Shiv bristles at this exclusion. If both of them are going to be CEO, why not just make it three? Kendall tells her she has no experience, and Roman backs him up. “Three is a bit wonky,” Roman says. Her brothers make murmurs about Shiv still being on the inside of everything, that they would only be CEO until the GoJo deal goes through. We’ve heard this one before; the past three seasons have shown how the Roy siblings thrive on trying to bury each other. What’s more, if the GoJo sale falls through — which seems eminently possible — the interim CEO would actually become a permanent CEO.

We find out early in this episode that Shiv is pregnant, and that aggravates the frustration and powerlessness she feels. She hates that her brothers are leaving her out again, but if she falls out with them, she would have no one left on her side. Throughout “Honeymoon States,” Shiv is increasingly angered and flustered by how lonely she feels. In some ways, she was unquestionably Logan’s favorite. They used to have weekly one-on-one dinners; he called her Pinky. She blames herself and her brothers for their father’s death — they forced Logan into getting on a plane to Sweden. Tom, who doesn’t seem to know that she’s pregnant, does sense how unloved and hurt she feels. He tries to remind her of what could be if she just opened herself up to being cared for, bringing up a sweet old memory of their early courtship. “That was a while ago, wasn’t it?” Shiv says dully. He pushes back. “Not that long.”

Like father like son

In this episode, we see how, in the blink of an eye, Kendall can slip between the version of himself that just wants a healthy relationship with his loved ones and the version of himself that will kill if necessary.

The last time Logan and his children spoke, Shiv accused her father of thinking he could make something true just by claiming it was true. But Kendall understands the power of a narrative too. Just days ago, he would have told anyone who asked that his dad was an awful tyrant whose opinion wasn’t worth dirt. Now, suddenly, it matters that the next Waystar CEO should have the late founder’s blessing. The board seems to agree, even if the Waystar executives look worried; they vote him and Roman through as co-CEOs. The simmering war between the old guard and the Roy siblings is surprisingly averted, at least for now.
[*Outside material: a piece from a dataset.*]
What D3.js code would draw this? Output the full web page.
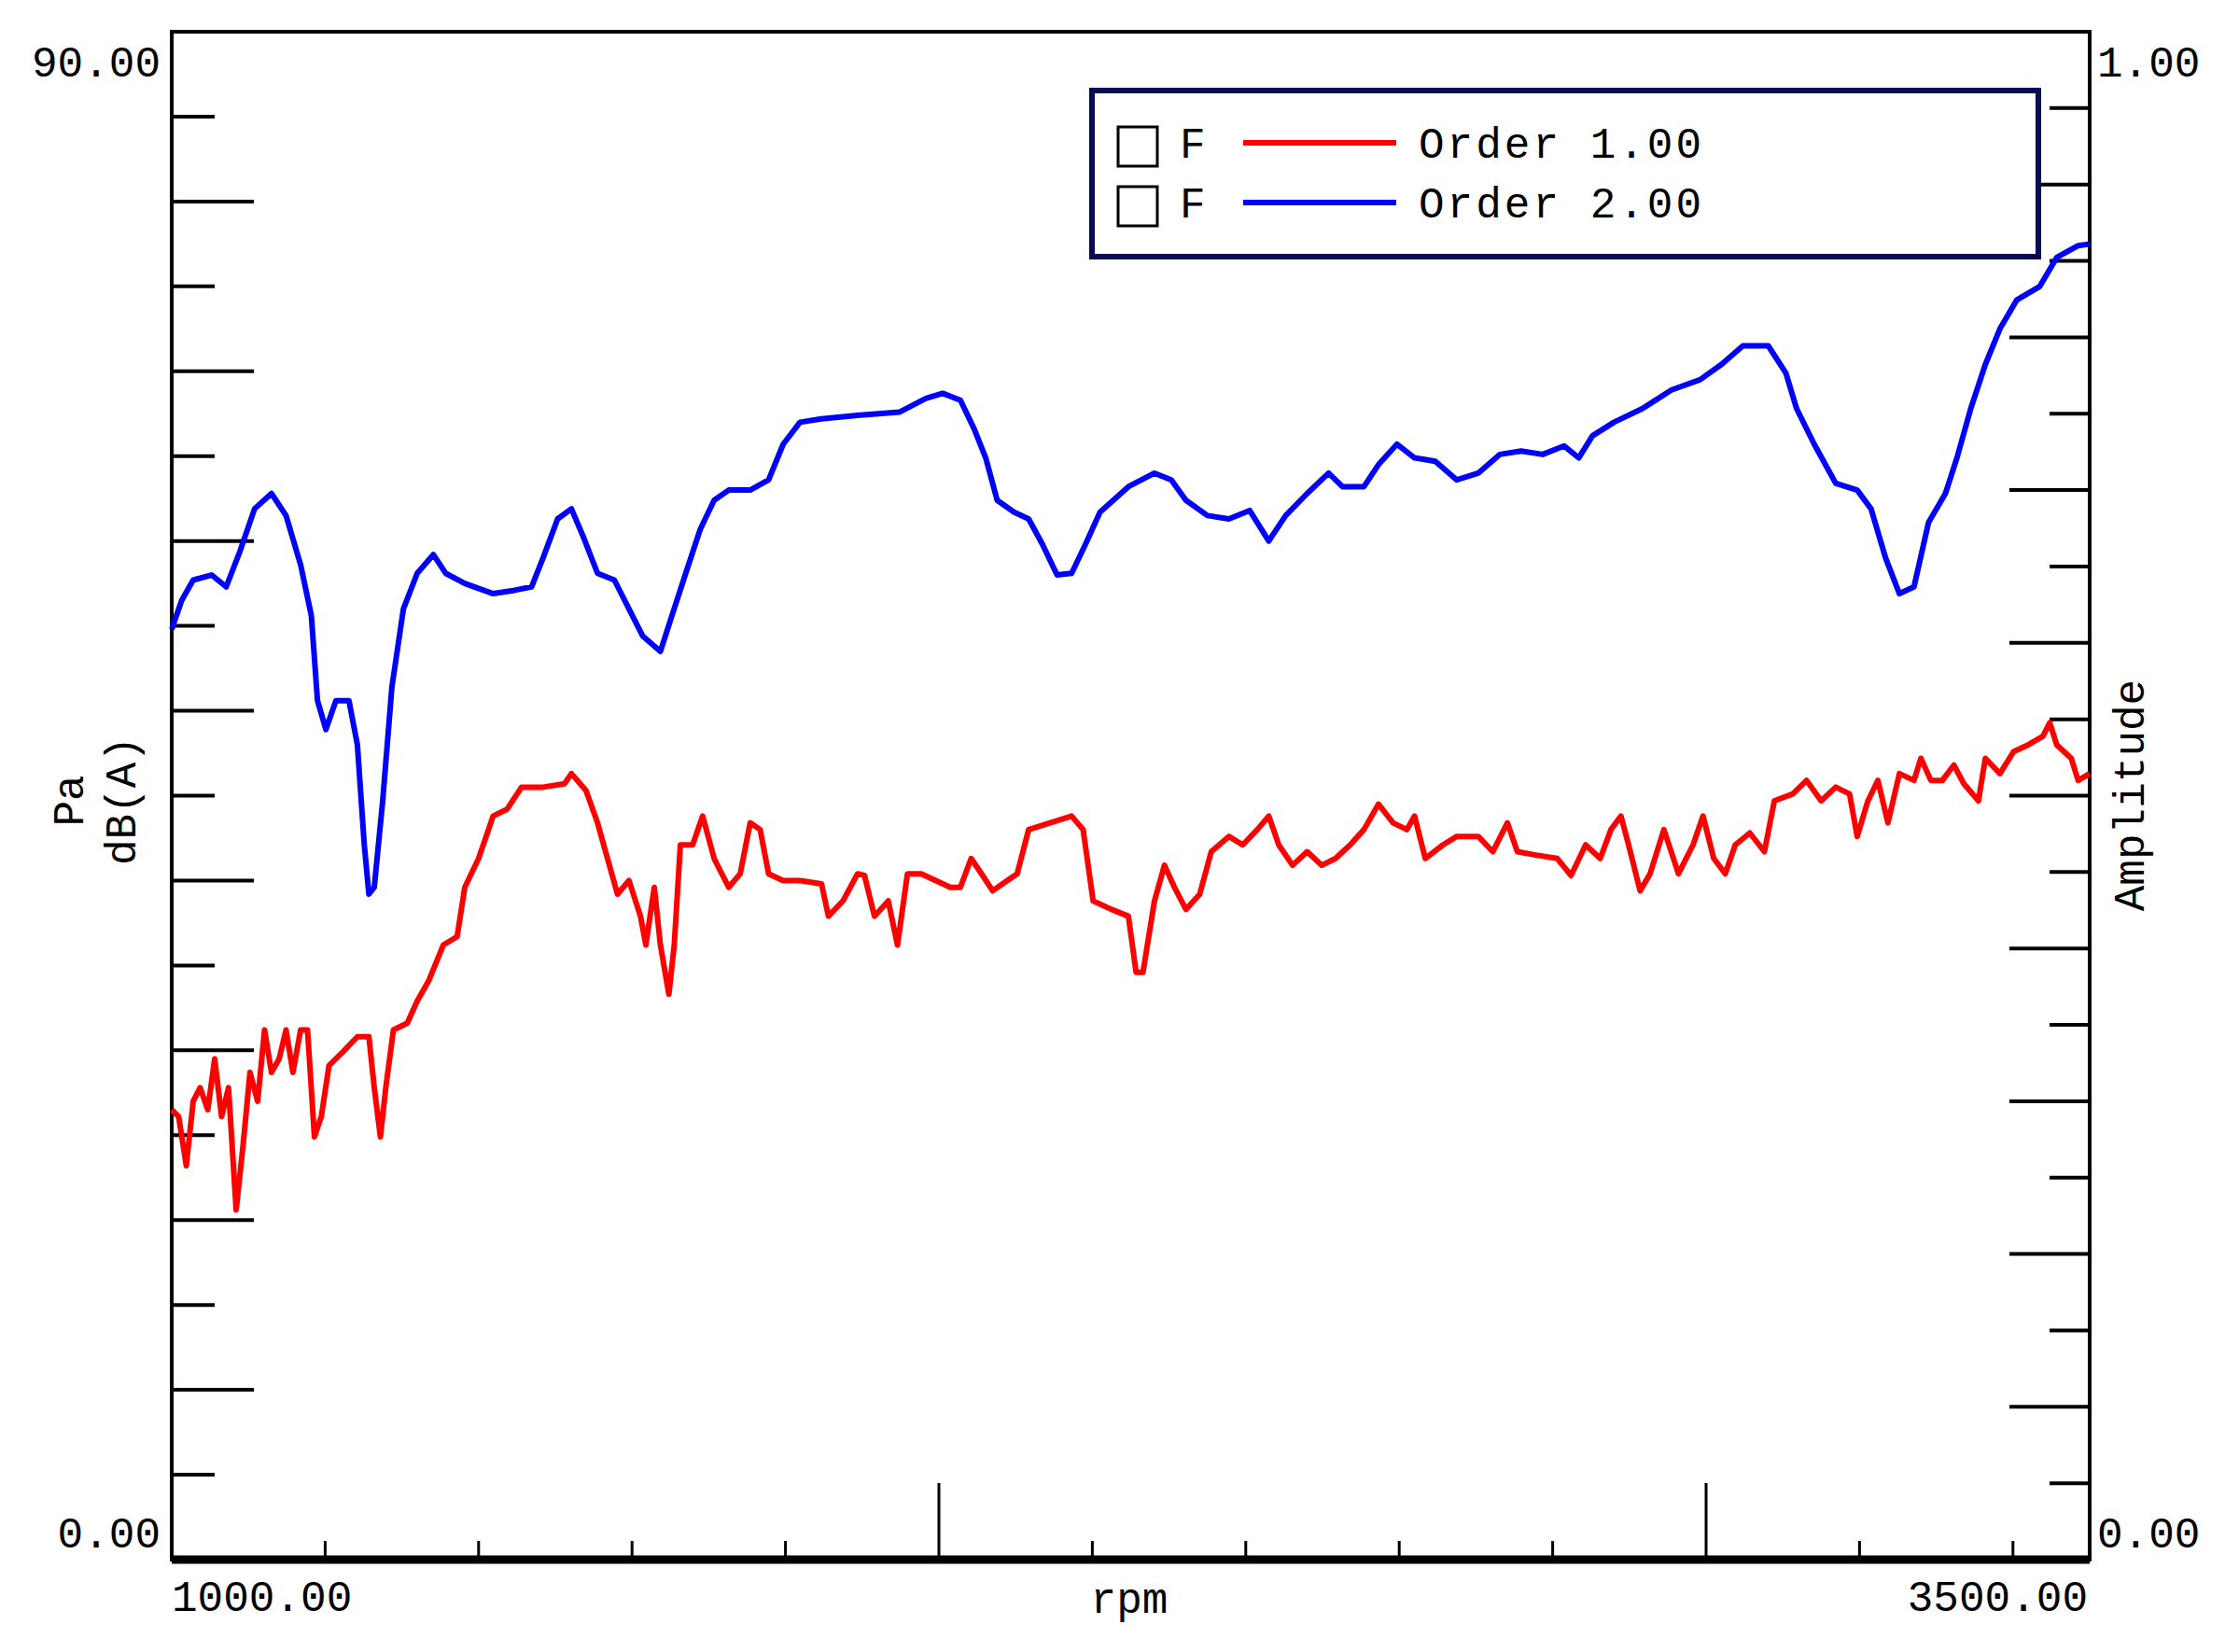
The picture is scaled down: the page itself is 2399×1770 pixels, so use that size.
<!DOCTYPE html>
<html><head><meta charset="utf-8">
<script src="https://cdn.jsdelivr.net/npm/d3@7"></script>
<style>body{margin:0;background:#fff}</style></head>
<body><svg id="c" width="2399" height="1770"></svg>
<script>
const blueRpm=[1000,1013,1028,1052,1071,1089,1108,1130,1149,1168,1182,1190,1201,1214,1231,1242,1251,1257,1264,1275,1287,1302,1320,1341,1357,1382,1419,1447,1469,1484,1503,1521,1536,1555,1577,1596,1614,1637,1652,1670,1689,1707,1726,1754,1778,1797,1819,1847,1894,1949,1983,2005,2028,2046,2061,2076,2098,2117,2135,2154,2173,2191,2210,2247,2281,2303,2322,2350,2378,2405,2430,2452,2480,2508,2526,2554,2573,2597,2620,2647,2675,2703,2731,2759,2787,2815,2834,2852,2880,2917,2955,2992,3020,3048,3081,3104,3118,3141,3169,3197,3215,3234,3252,3271,3290,3312,3327,3345,3364,3383,3405,3435,3457,3485,3500];
const blueDb=[54.8,56.5,57.7,58.0,57.3,59.4,61.9,62.8,61.5,58.6,55.6,50.6,48.9,50.6,50.6,48.0,42.1,39.2,39.6,44.7,51.4,56.0,58.1,59.2,58.1,57.5,56.9,57.1,57.3,59.0,61.3,61.9,60.3,58.1,57.7,56.0,54.4,53.5,55.6,58.1,60.7,62.4,63.0,63.0,63.6,65.7,67.0,67.2,67.4,67.6,68.4,68.7,68.3,66.6,64.9,62.4,61.7,61.3,59.8,58.0,58.1,59.8,61.7,63.2,64.0,63.6,62.4,61.5,61.3,61.8,60.0,61.5,62.8,64.0,63.2,63.2,64.5,65.7,64.9,64.7,63.6,64.0,65.1,65.3,65.1,65.6,64.9,66.2,67.0,67.8,68.9,69.5,70.4,71.5,71.5,69.9,67.8,65.7,63.4,63.0,61.9,59.0,56.9,57.3,61.1,62.8,64.9,67.8,70.4,72.5,74.2,75.0,76.7,77.4,77.5];
const redRpm=[1000,1009,1019,1028,1037,1047,1056,1065,1074,1084,1093,1102,1112,1121,1130,1140,1149,1158,1168,1177,1186,1195,1205,1223,1242,1257,1264,1272,1279,1289,1307,1320,1335,1354,1372,1382,1400,1419,1437,1456,1484,1512,1521,1540,1555,1568,1581,1596,1611,1618,1629,1637,1648,1655,1663,1679,1692,1707,1726,1741,1754,1767,1778,1797,1819,1847,1856,1875,1894,1903,1916,1934,1946,1959,1977,1996,2015,2028,2042,2057,2070,2089,2102,2117,2145,2173,2188,2201,2225,2247,2257,2266,2281,2294,2307,2322,2340,2355,2378,2396,2415,2430,2443,2461,2480,2499,2517,2536,2554,2573,2592,2610,2620,2634,2657,2675,2703,2722,2741,2754,2778,2806,2824,2843,2862,2876,2889,2899,2914,2927,2945,2964,2983,2996,3010,3025,3038,3057,3076,3089,3113,3131,3150,3169,3187,3197,3211,3224,3237,3252,3271,3280,3293,3308,3323,3336,3355,3364,3383,3401,3420,3439,3448,3457,3476,3485,3500];
const redDb=[26.5,26.1,23.2,27.0,27.8,26.5,29.5,26.1,27.8,20.6,24.4,28.7,27.0,31.2,28.7,29.5,31.2,28.7,31.2,31.2,24.9,26.1,29.1,29.9,30.8,30.8,27.8,24.9,27.8,31.2,31.6,32.9,34.1,36.2,36.7,39.6,41.3,43.8,44.2,45.5,45.5,45.7,46.3,45.3,43.4,41.3,39.2,40.0,37.9,36.2,39.6,36.2,33.3,36.2,42.1,42.1,43.8,41.3,39.6,40.4,43.4,43.0,40.4,40.0,40.0,39.8,37.9,38.8,40.4,40.3,37.9,38.8,36.2,40.4,40.4,40.0,39.6,39.6,41.3,40.3,39.4,40.0,40.4,43.0,43.4,43.8,43.0,38.8,38.3,37.9,34.6,34.6,38.8,40.9,39.6,38.3,39.2,41.7,42.6,42.1,43.0,43.8,42.1,40.9,41.7,40.9,41.3,42.1,43.0,44.5,43.4,43.0,43.8,41.3,42.1,42.6,42.6,41.7,43.4,41.7,41.5,41.3,40.3,42.1,41.3,43.0,43.8,42.1,39.4,40.4,43.0,40.4,42.1,43.8,41.3,40.4,42.1,42.8,41.7,44.7,45.1,45.9,44.7,45.5,45.1,42.6,44.7,45.9,43.4,46.3,45.9,47.2,45.9,45.9,46.8,45.7,44.7,47.2,46.3,47.6,48.0,48.5,49.3,48.0,47.2,45.9,46.3];
const leftTicks=d3.range(0,90.01,5);
const rightTicks=d3.range(0,1.001,0.05);
const xTicks=d3.range(1200,3401,200);
const legendLabels=["Order 1.00","Order 2.00"];

const svg=d3.select("#c");
const L=184,R=2239,T=34,B=1671;
const x=d3.scaleLinear().domain([1000,3500]).range([L,R]);
const y=d3.scaleLinear().domain([0,90]).range([B,T]);
const y2=d3.scaleLinear().domain([0,1]).range([B,T]);
const font="'Liberation Mono','DejaVu Sans Mono',monospace";

svg.append("rect").attr("x",L).attr("y",T).attr("width",R-L).attr("height",B-T).attr("fill","none").attr("stroke","#000").attr("stroke-width",4);
svg.append("line").attr("x1",L).attr("x2",R).attr("y1",B).attr("y2",B).attr("stroke","#000").attr("stroke-width",9);

leftTicks.forEach(v=>{ if(v===0||v===90) return;
  const long=Math.round(v)%10===0;
  svg.append("line").attr("x1",L).attr("x2",L+(long?88:46)).attr("y1",y(v)).attr("y2",y(v)).attr("stroke","#000").attr("stroke-width",4);});
rightTicks.forEach((v,i)=>{ if(i===0||i===20) return;
  const long=i%2===0;
  svg.append("line").attr("x1",R).attr("x2",R-(long?86:43)).attr("y1",y2(v)).attr("y2",y2(v)).attr("stroke","#000").attr("stroke-width",4);});
xTicks.forEach(v=>{const long=v===2000||v===3000;
  svg.append("line").attr("x1",x(v)).attr("x2",x(v)).attr("y1",B).attr("y2",B-(long?82:20)).attr("stroke","#000").attr("stroke-width",3);});

const line=d3.line().x(d=>x(d[0])).y(d=>y(d[1]));
svg.append("path").datum(blueRpm.map((r,i)=>[r,blueDb[i]])).attr("d",line).attr("fill","none").attr("stroke","#0000ff").attr("stroke-width",6).attr("stroke-linejoin","round");
svg.append("path").datum(redRpm.map((r,i)=>[r,redDb[i]])).attr("d",line).attr("fill","none").attr("stroke","#ff0000").attr("stroke-width",6).attr("stroke-linejoin","round");

function txt(s,xx,yy,anchor,rot){const t=svg.append("text").text(s).attr("x",xx).attr("y",yy).attr("text-anchor",anchor).attr("dominant-baseline","central").attr("font-family",font).attr("font-size",46).attr("fill","#000");
 if(rot) t.attr("transform",`rotate(-90,${xx},${yy})`); return t;}
txt("90.00",172,70,"end");
txt("0.00",172,1646,"end");
txt("1.00",2247,70,"start");
txt("0.00",2247,1646,"start");
txt("1000.00",184,1714,"start");
txt("3500.00",2237,1714,"end");
txt("rpm",1210,1716,"middle");
txt("Pa",77,858,"middle",true);
txt("dB(A)",133,858,"middle",true);
txt("Amplitude",2285,852,"middle",true);

svg.append("rect").attr("x",1170).attr("y",97).attr("width",1014).attr("height",178).attr("fill","#fff").attr("stroke","#0a0a55").attr("stroke-width",6);
const cols=["#ff0000","#0000ff"];
legendLabels.forEach((s,i)=>{const yy=157+i*64;
  svg.append("rect").attr("x",1198).attr("y",yy-21).attr("width",42).attr("height",42).attr("fill","none").attr("stroke","#000").attr("stroke-width",3);
  txt("F",1264,yy,"start");
  svg.append("line").attr("x1",1332).attr("x2",1496).attr("y1",yy-4).attr("y2",yy-4).attr("stroke",cols[i]).attr("stroke-width",6);
  txt(s,1520,yy,"start").attr("letter-spacing",3);
});
</script></body></html>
When influential Republican megadonor Ron Petkus (Stephen Root) takes a moment to eulogize Logan, Connor complains that his description of Logan as a neo-conservative is inaccurate: He was obviously a “paleo-libertarian.” “They’re trying to body-snatch him,” he says.

But no one is body-snatching Logan the way Kendall is. When Shiv and Roman keep joking around without seeming to understand the urgency of having a plan before the board vote, Kendall loses his temper in a very Logan-esque way. You can practically see him thinking that they are not serious people.

After the vote is done, Karolina and Hugo corral the new CEOs to discuss a strategy for selling their new roles to the public. There are two potential tacks, they explain, one of which would portray them as closely following in Logan’s footsteps. The other would rewrite who Logan was in the public eye, painting him as a bad father who was losing his touch by the end, which would make Kendall and Roman look like much-needed fresh blood. Roman nixes the latter idea, clearly finding it vile.

But Kendall, after mulling it over — and looking at the document again — privately tells Hugo to begin the posthumous Logan smear campaign, without revealing to anyone that he ordered it. “It’s what he would do,” Kendall tells Hugo. “He’d want this for the firm.” Which might be true — Logan did far worse things in his life — but it’s unclear that he would have wanted to sacrifice his reputation. Kendall coolly threatens Hugo into following orders in a way Logan would definitely admire. The Roy family is mourning the death of their patriarch, and suddenly Logan’s heir seems determined to keep his legacy alive.